Все эти умонастроения стали почвой, на которой выросла тесная интеллектуальная дружба Ростопчиной и Одоевского. Ее сохранившиеся записки к Одоевскому говорят о дружеской короткости; они обмениваются «полумистическими, полуфантастическими» письмами. Ростопчина вспоминала впоследствии, что в это время она сильнее, чем когда бы то ни было, «властвовала над <...> вдохновением» князя [12]. Посвящение ей «писем о магии» в 1839 г. было поэтому не случайностью, а закономерностью.
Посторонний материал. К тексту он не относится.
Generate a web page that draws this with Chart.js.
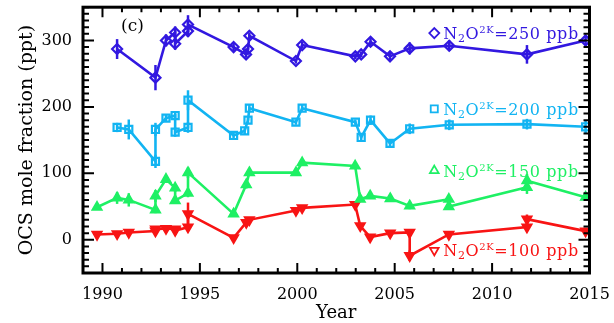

«Письма» Одоевского содержали в себе целую концепцию, в которой была и научная, и мировоззренческая, и чисто литературная сторона. Не отрицая необъясненных и «таинственных» явлений в природе и человеческой психике, он тем не менее стремится максимально сузить их сферу, ссылаясь на новейшие достижения психологии, физиологии и опытной физики; он подробно разбирает феномен «животного магнетизма», повально интересовавший всех, и пытается объяснить его исходя из теории электричества. «Явления жизненности (phenomenes vitaux), - пишет он, - доныне еще столь мало исследованы, что их объяснение выходит из пределов возможного», однако «непонятное для человека есть только не довольно исследованное» [13]. Пафос Одоевского в этих «письмах» был пафосом естествоиспытателя, уверенного в могуществе опытного знания. «Письма» почти не оставляли места для мистических спекуляций, и Одоевский демонстративно противопоставлял их «страшным повестям». «Вы требовали от меня, графиня, какую-нибудь повесть, да пострашнее, - так начиналось первое «письмо». - К сожалению, повести не по моей части: это дело одного известного вам моего приятеля, который любит пугать честной народ разными небывальщинами. <...> Чтоб исполнить по мере сил ваше желание, я если не расскажу вам повести о привидениях, то по крайней мере осмелюсь представить самый источник, из которого берутся страшные повести. <...> Под всеми баснословными рассказами о страшилищах разного рода скрывается ряд естественных явлений, доныне не вполне исследованных...» [14].

Это начало заслуживает внимания: оно ведет нас к тем сферам литературы и литературного быта, из которых затем вырастает «Штосс». Ростопчина требует от Одоевского «страшной повести», - тот отвечает естественнонаучным трактатом, отсылая ее к автору фантастических повестей, своему «приятелю» «Иринею Модестовичу Гомозейке», автору «Пестрых сказок», рассказчику «Привидения» и т. д. Сам Одоевский является в двух лицах - как автор фантастических повестей с не объясненным до конца сверхъестественным элементом - «Сильфиды» (1837), «Сегелиеля» (отрывок опубл. - 1838) - и как автор научной статьи, подрывающей мировоззренческую основу таких повестей и сводящей их фантастику почти до уровня литературной условности.

14 января 1840 г. А. И. Тургенев записал в своем дневнике: «У Карамз<иных>: с Жук<овским>, Вяз<емским>, Лерм<онтовым>. К<нязь> Одоев<ский>: он читал свою мистическую повесть; хочет представить тайны магнетизма и seconde vue в сказке. Писано хорошо, но форма не прилична предмету. Прения с Вяз<емским> и Жук<овским> за высшие начала психологии и религии...» [15].

Почти нет сомнений, что Одоевский читал только что оконченную «Космораму», корректура которой еще 9 января была у него в руках (продолжение в это время не было еще полностью готово, и Краевский, печатавший повесть в первом номере «Отечественных записок», был в отчаянии) [16]. Эта повесть также была посвящена Е. П. Ростопчиной и на этот раз вполне удовлетворяла требованиям «страшной повести»: тема двоемирия реализовалась в ней в образе центрального героя, обладателя таинственной косморамы: он принадлежит одновременно земному и потустороннему миру, как и встречаемые им люди; две ипостаси их зеркально повторяют друг друга, являясь как бы моральными антиподами.